Rather than following the more traditional path that starts from known biological properties of single neurons and synapses, and proceeds by analysing the emergent network behaviour they give rise to, Dr Lengyel is taking a different approach to understanding how memory processing is achieved by neuronal networks. This approach, pioneered by Professor David MacKay at the Cavendish Laboratory, first studies the task posed by memory recall as a special case of ‘statistical inference’, a mathematical theory forming the foundations of many of today’s most powerful machine learning applications. The core idea is that storing memories in the synapses that connect a set of neurons is formally equivalent to data compression – something we are all familiar with, for example, when storing music as an MP3 file on an audio player. Memory recall then becomes an act of ‘decompressing’ the information previously stored in these synapses.

The next step is to take the position of an engineer who needs to construct a device that achieves the highest possible performance given the constraints provided by biology. This allows one to attempt to predict the properties of neurons and synapses that would be optimal for retrieving memories.

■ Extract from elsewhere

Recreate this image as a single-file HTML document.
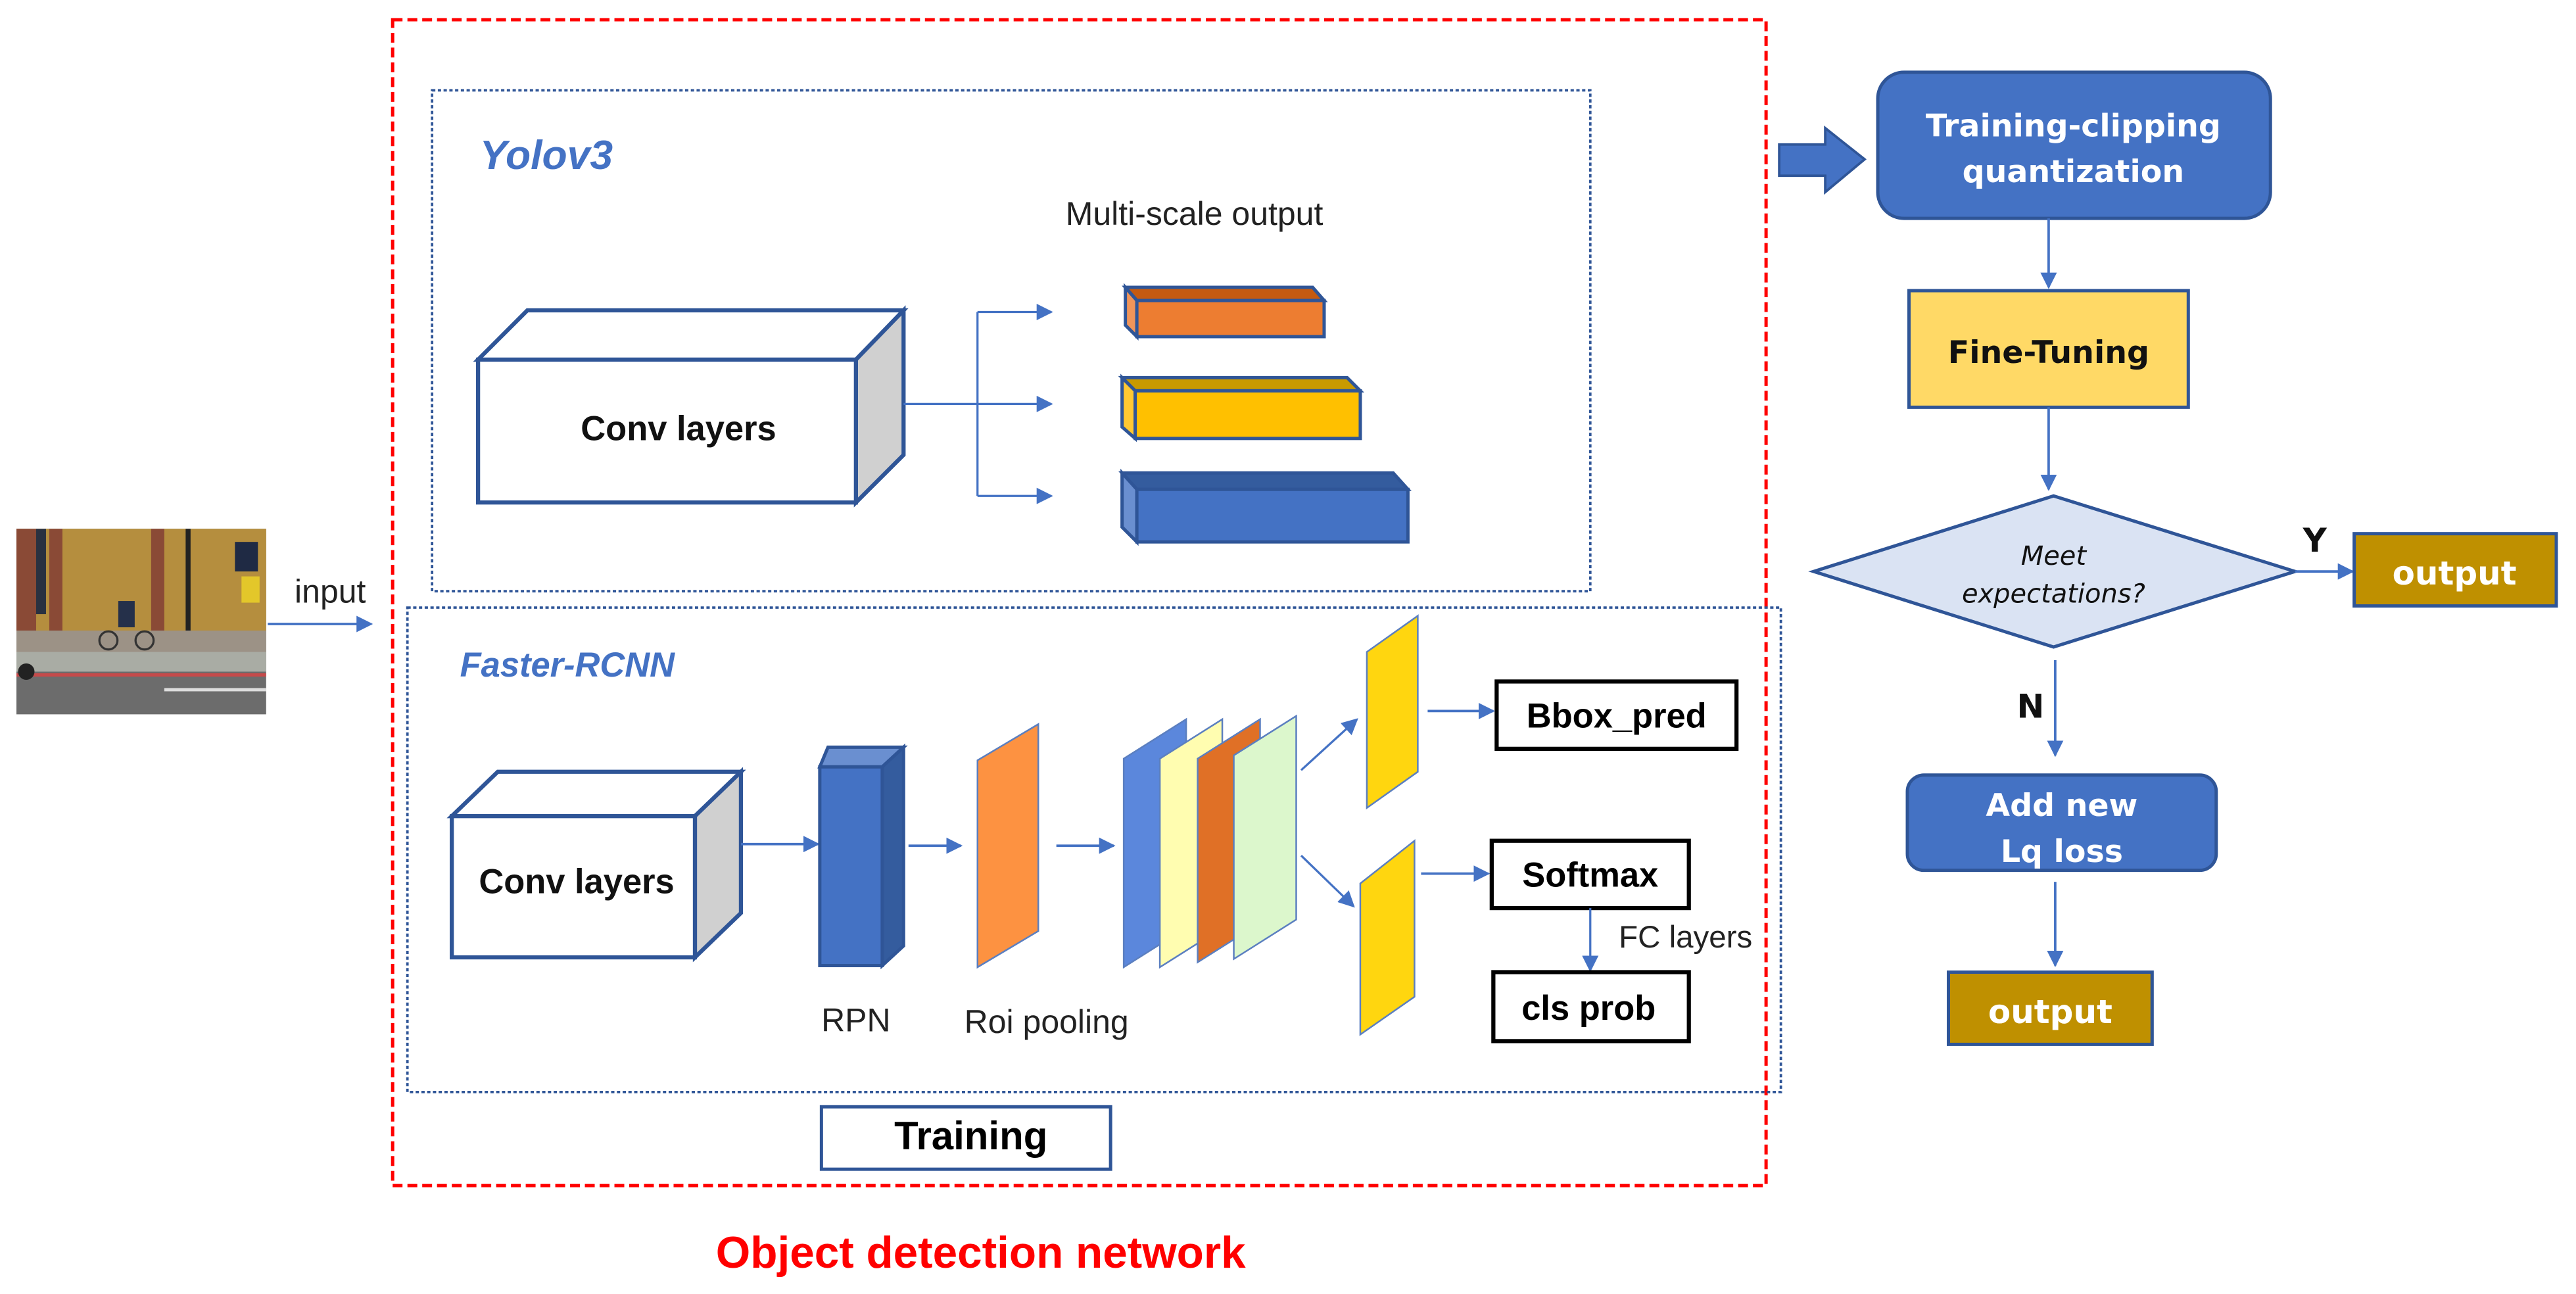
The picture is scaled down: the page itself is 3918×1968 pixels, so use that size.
<!DOCTYPE html>
<html><head><meta charset="utf-8"><style>
html,body{margin:0;padding:0;background:#fff;}
svg{display:block;}
.lib{font-family:"Liberation Sans",sans-serif;}
.dj{font-family:"DejaVu Sans","Liberation Sans",sans-serif;}
</style></head><body>
<svg width="3918" height="1968" viewBox="0 0 1568 788" preserveAspectRatio="none" xmlns="http://www.w3.org/2000/svg">
<defs>
<marker id="ar" markerWidth="10" markerHeight="10" refX="9" refY="5" orient="auto" markerUnits="userSpaceOnUse">
<path d="M0,0 L10,5 L0,10 Z" fill="#4472c4"/></marker>
</defs>
<rect width="1568" height="788" fill="#fff"/>

<!-- photo -->
<g>
<rect x="10" y="322" width="152" height="113" fill="#6c6c6c"/>
<rect x="10" y="322" width="152" height="62" fill="#b58e3e"/>
<rect x="10" y="322" width="12" height="62" fill="#8a4a36"/>
<rect x="22" y="322" width="6" height="52" fill="#2a3140"/>
<rect x="30" y="322" width="8" height="62" fill="#8a4a36"/>
<rect x="92" y="322" width="8" height="62" fill="#8a4a36"/>
<rect x="143" y="330" width="14" height="18" fill="#1f2a44"/>
<rect x="113" y="322" width="3" height="66" fill="#222"/>
<rect x="147" y="351" width="11" height="16" fill="#e3c72a"/>
<rect x="10" y="384" width="152" height="13" fill="#9c9286"/>
<rect x="10" y="397" width="152" height="12" fill="#a9aca4"/>
<rect x="10" y="410" width="152" height="2" fill="#c64a4a"/>
<rect x="100" y="419" width="62" height="2" fill="#ddd"/>
<circle cx="66" cy="390" r="5.5" fill="none" stroke="#333" stroke-width="1.3"/>
<circle cx="88" cy="390" r="5.5" fill="none" stroke="#333" stroke-width="1.3"/>
<rect x="72" y="366" width="10" height="16" fill="#25304a"/>
<circle cx="16" cy="409" r="5" fill="#222"/>
</g>
<line x1="163" y1="380" x2="226" y2="380" stroke="#4472c4" stroke-width="1.5" marker-end="url(#ar)"/>
<text x="201" y="367" font-size="20" text-anchor="middle" class="lib" fill="#222">input</text>

<!-- red dashed box -->
<rect x="239" y="12" width="836" height="710" fill="none" stroke="#ff0000" stroke-width="2" stroke-dasharray="6,3"/>
<!-- yolo box -->
<rect x="263" y="55" width="705" height="305" fill="none" stroke="#2f5597" stroke-width="1.5" stroke-dasharray="2,1.5"/>
<text x="292" y="103" font-size="25" font-weight="bold" font-style="italic" class="lib" fill="#4472c4">Yolov3</text>
<text x="727" y="137" font-size="20" text-anchor="middle" class="lib" fill="#222">Multi-scale output</text>

<!-- yolo conv -->
<polygon points="291,219 321,189 550,189 521,219" fill="#fff" stroke="#2f5597" stroke-width="2.5"/>
<polygon points="521,219 550,189 550,277 521,306" fill="#d0d0d0" stroke="#2f5597" stroke-width="2.5"/>
<rect x="291" y="219" width="230" height="87" fill="#fff" stroke="#2f5597" stroke-width="2.5"/>
<text x="413" y="268" font-size="21" font-weight="bold" text-anchor="middle" class="lib" fill="#111">Conv layers</text>
<line x1="550" y1="246" x2="595" y2="246" stroke="#4472c4" stroke-width="1.3"/>
<line x1="595" y1="190" x2="595" y2="302" stroke="#4472c4" stroke-width="1.3"/>
<line x1="595" y1="190" x2="640" y2="190" stroke="#4472c4" stroke-width="1.3" marker-end="url(#ar)"/>
<line x1="595" y1="246" x2="640" y2="246" stroke="#4472c4" stroke-width="1.3" marker-end="url(#ar)"/>
<line x1="595" y1="302" x2="640" y2="302" stroke="#4472c4" stroke-width="1.3" marker-end="url(#ar)"/>

<!-- multi-scale blocks -->
<g stroke="#2f5597" stroke-width="2">
<polygon points="685,175 799,175 806,183 692,183" fill="#c55a11"/>
<polygon points="685,175 692,183 692,205 685,198" fill="#f0955a"/>
<rect x="692" y="183" width="114" height="22" fill="#ed7d31"/>
<polygon points="683,230 820,230 828,238 691,238" fill="#c99a00"/>
<polygon points="683,230 691,238 691,267 683,260" fill="#ffc832"/>
<rect x="691" y="238" width="137" height="29" fill="#ffc000"/>
<polygon points="683,288 848,288 857,298 692,298" fill="#345c9e"/>
<polygon points="683,288 692,298 692,330 683,321" fill="#6a8fd0"/>
<rect x="692" y="298" width="165" height="32" fill="#4472c4"/>
</g>

<!-- faster box -->
<rect x="248" y="370" width="836" height="295" fill="none" stroke="#2f5597" stroke-width="1.5" stroke-dasharray="2,1.5"/>
<text x="280" y="412" font-size="21" font-weight="bold" font-style="italic" class="lib" fill="#4472c4">Faster-RCNN</text>

<!-- faster conv -->
<polygon points="275,497 303,470 451,470 423,497" fill="#fff" stroke="#2f5597" stroke-width="2.5"/>
<polygon points="423,497 451,470 451,556 423,583" fill="#d0d0d0" stroke="#2f5597" stroke-width="2.5"/>
<rect x="275" y="497" width="148" height="86" fill="#fff" stroke="#2f5597" stroke-width="2.5"/>
<text x="351" y="544" font-size="21" font-weight="bold" text-anchor="middle" class="lib" fill="#111">Conv layers</text>
<line x1="451" y1="514" x2="498" y2="514" stroke="#4472c4" stroke-width="1.5" marker-end="url(#ar)"/>

<!-- RPN -->
<polygon points="499,467 504,455 550,455 537,467" fill="#6a8fd0" stroke="#2f5597" stroke-width="2"/>
<polygon points="537,467 550,455 550,576 537,588" fill="#345c9e" stroke="#2f5597" stroke-width="2"/>
<rect x="499" y="467" width="38" height="121" fill="#4472c4" stroke="#2f5597" stroke-width="2"/>
<text x="521" y="628" font-size="20" text-anchor="middle" class="lib" fill="#222">RPN</text>
<line x1="553" y1="515" x2="585" y2="515" stroke="#4472c4" stroke-width="1.5" marker-end="url(#ar)"/>

<polygon points="595,463 632,441 632,567 595,589" fill="#fd9241" stroke="#5b7fc0" stroke-width="1"/>
<text x="637" y="629" font-size="20" text-anchor="middle" class="lib" fill="#222">Roi pooling</text>
<line x1="643" y1="515" x2="678" y2="515" stroke="#4472c4" stroke-width="1.5" marker-end="url(#ar)"/>

<g stroke="#5b7fc0" stroke-width="1">
<polygon points="684,462 722,438 722,565 684,589" fill="#5b87dc"/>
<polygon points="706,462 744,438 744,565 706,589" fill="#fffdb0"/>
<polygon points="729,462 767,438 767,562 729,586" fill="#e07026"/>
<polygon points="751,460 789,436 789,560 751,584" fill="#dcf7cc"/>
</g>
<line x1="792" y1="469" x2="826" y2="438" stroke="#4472c4" stroke-width="1.3" marker-end="url(#ar)"/>
<line x1="792" y1="521" x2="824" y2="552" stroke="#4472c4" stroke-width="1.3" marker-end="url(#ar)"/>
<polygon points="832,397 863,375 863,470 832,492" fill="#ffd60f" stroke="#5b7fc0" stroke-width="1"/>
<polygon points="828,538 861,512 861,607 828,630" fill="#ffd60f" stroke="#5b7fc0" stroke-width="1"/>
<line x1="869" y1="433" x2="909" y2="433" stroke="#4472c4" stroke-width="1.5" marker-end="url(#ar)"/>
<line x1="865" y1="532" x2="906" y2="532" stroke="#4472c4" stroke-width="1.5" marker-end="url(#ar)"/>
<rect x="911" y="415" width="146" height="41" fill="#fff" stroke="#000" stroke-width="2.5"/>
<text x="984" y="443" font-size="21" font-weight="bold" text-anchor="middle" class="lib">Bbox_pred</text>
<rect x="908" y="512" width="120" height="41" fill="#fff" stroke="#000" stroke-width="2.5"/>
<text x="968" y="540" font-size="21" font-weight="bold" text-anchor="middle" class="lib">Softmax</text>
<line x1="968" y1="553" x2="968" y2="591" stroke="#4472c4" stroke-width="1.3" marker-end="url(#ar)"/>
<text x="1026" y="577" font-size="19" text-anchor="middle" class="lib" fill="#222">FC layers</text>
<rect x="909" y="592" width="119" height="42" fill="#fff" stroke="#000" stroke-width="2.5"/>
<text x="967" y="621" font-size="21" font-weight="bold" text-anchor="middle" class="lib">cls prob</text>

<rect x="500" y="674" width="176" height="38" fill="#fff" stroke="#2f5597" stroke-width="2"/>
<text x="591" y="700" font-size="24" font-weight="bold" text-anchor="middle" class="lib">Training</text>
<text x="597" y="772" font-size="27" font-weight="bold" text-anchor="middle" class="lib" fill="#ff0000">Object detection network</text>

<!-- right flow -->
<polygon points="1083,88 1111,88 1111,78 1135,97 1111,117 1111,107 1083,107" fill="#4472c4" stroke="#2f5597" stroke-width="1.5"/>
<rect x="1143" y="44" width="239" height="89" rx="16" fill="#4472c4" stroke="#2f5597" stroke-width="2"/>
<text x="1262" y="83" font-size="19" font-weight="bold" text-anchor="middle" class="dj" fill="#fff">Training-clipping</text>
<text x="1262" y="111" font-size="19" font-weight="bold" text-anchor="middle" class="dj" fill="#fff">quantization</text>
<line x1="1247" y1="133" x2="1247" y2="175" stroke="#4472c4" stroke-width="1.5" marker-end="url(#ar)"/>
<rect x="1162" y="177" width="170" height="71" fill="#ffd966" stroke="#2f5597" stroke-width="2"/>
<text x="1247" y="221" font-size="19" font-weight="bold" text-anchor="middle" class="dj" fill="#111">Fine-Tuning</text>
<line x1="1247" y1="248" x2="1247" y2="298" stroke="#4472c4" stroke-width="1.5" marker-end="url(#ar)"/>
<polygon points="1104,348 1250,302 1397,348 1250,394" fill="#dae3f3" stroke="#2f5597" stroke-width="2"/>
<text x="1250" y="344" font-size="16" font-style="italic" text-anchor="middle" class="dj" fill="#111">Meet</text>
<text x="1250" y="367" font-size="16" font-style="italic" text-anchor="middle" class="dj" fill="#111">expectations?</text>
<line x1="1397" y1="348" x2="1432" y2="348" stroke="#4472c4" stroke-width="1.5" marker-end="url(#ar)"/>
<text x="1409" y="336" font-size="20" font-weight="bold" text-anchor="middle" class="dj" fill="#111">Y</text>
<rect x="1433" y="325" width="123" height="44" fill="#bf9000" stroke="#2f5597" stroke-width="2"/>
<text x="1494" y="356" font-size="20" font-weight="bold" text-anchor="middle" class="dj" fill="#fff">output</text>
<line x1="1251" y1="402" x2="1251" y2="460" stroke="#4472c4" stroke-width="1.5" marker-end="url(#ar)"/>
<text x="1236" y="437" font-size="20" font-weight="bold" text-anchor="middle" class="dj" fill="#111">N</text>
<rect x="1161" y="472" width="188" height="58" rx="10" fill="#4472c4" stroke="#2f5597" stroke-width="2"/>
<text x="1255" y="497" font-size="19" font-weight="bold" text-anchor="middle" class="dj" fill="#fff">Add new</text>
<text x="1255" y="525" font-size="19" font-weight="bold" text-anchor="middle" class="dj" fill="#fff">Lq loss</text>
<line x1="1251" y1="537" x2="1251" y2="588" stroke="#4472c4" stroke-width="1.5" marker-end="url(#ar)"/>
<rect x="1186" y="592" width="124" height="44" fill="#bf9000" stroke="#2f5597" stroke-width="2"/>
<text x="1248" y="623" font-size="20" font-weight="bold" text-anchor="middle" class="dj" fill="#fff">output</text>
</svg>
</body></html>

Using the mathematical analogy between memory storage in neural networks and data compression, it has become possible to address the question of how neurons could implement the optimal decompression algorithm for recalling memories if the memories are represented by the graded activities of neurons using precise spike timings.

With recent funding from the Wellcome Trust, Dr Lengyel, together with Professor Peter Dayan at the Gatsby Computational Neuroscience Unit, University College London, is pursuing this direction of research. They work closely with Dr Ole Paulsen at the University of Oxford, whose group conducts experiments to test the predictions of the model in the neural networks of the hippocampus, and has already successfully confirmed some of the precepts of the theory.

The aim is to understand how the changing connections between the brain’s neurons maximise the information that is stored, providing the brain with the ability to remember. The aim also is to show how different rates of neural spiking might represent the level of certainty that a memory being recalled is correct. Both of these issues are important if one wants to design a device that presents an optimal solution to the task of memory recall, and allows us to ask whether nature has designed our brains in such a way.

For more information, please contact the author Dr Máté Lengyel(ml468@cam.ac.uk) at the Computational and Biological Learning Lab in the Department of Engineering.


Minds and machines

The same mathematical and engineering principles that can be used to understand learning in the human brain can also be used to build artificial learning systems. This interplay between human and machine learning is the main research focus of the recently established Computational and Biological Learning Lab (CBL) at the Department of Engineering. CBL was founded in 2006 with the arrival of Professor Daniel Wolpert and Professor Zoubin Ghahramani in Cambridge, and has rapidly grown to include Dr Carl Rasmussen, Dr Máté Lengyel and over 20 PhD students and postdoctoral researchers. CBL is investigating the computational principles underlying human sensorimotor control, the design of computer algorithms that learn, adaptive reinforcement learning controllers, statistical theories of learning, and how networks of neurons can perform computations.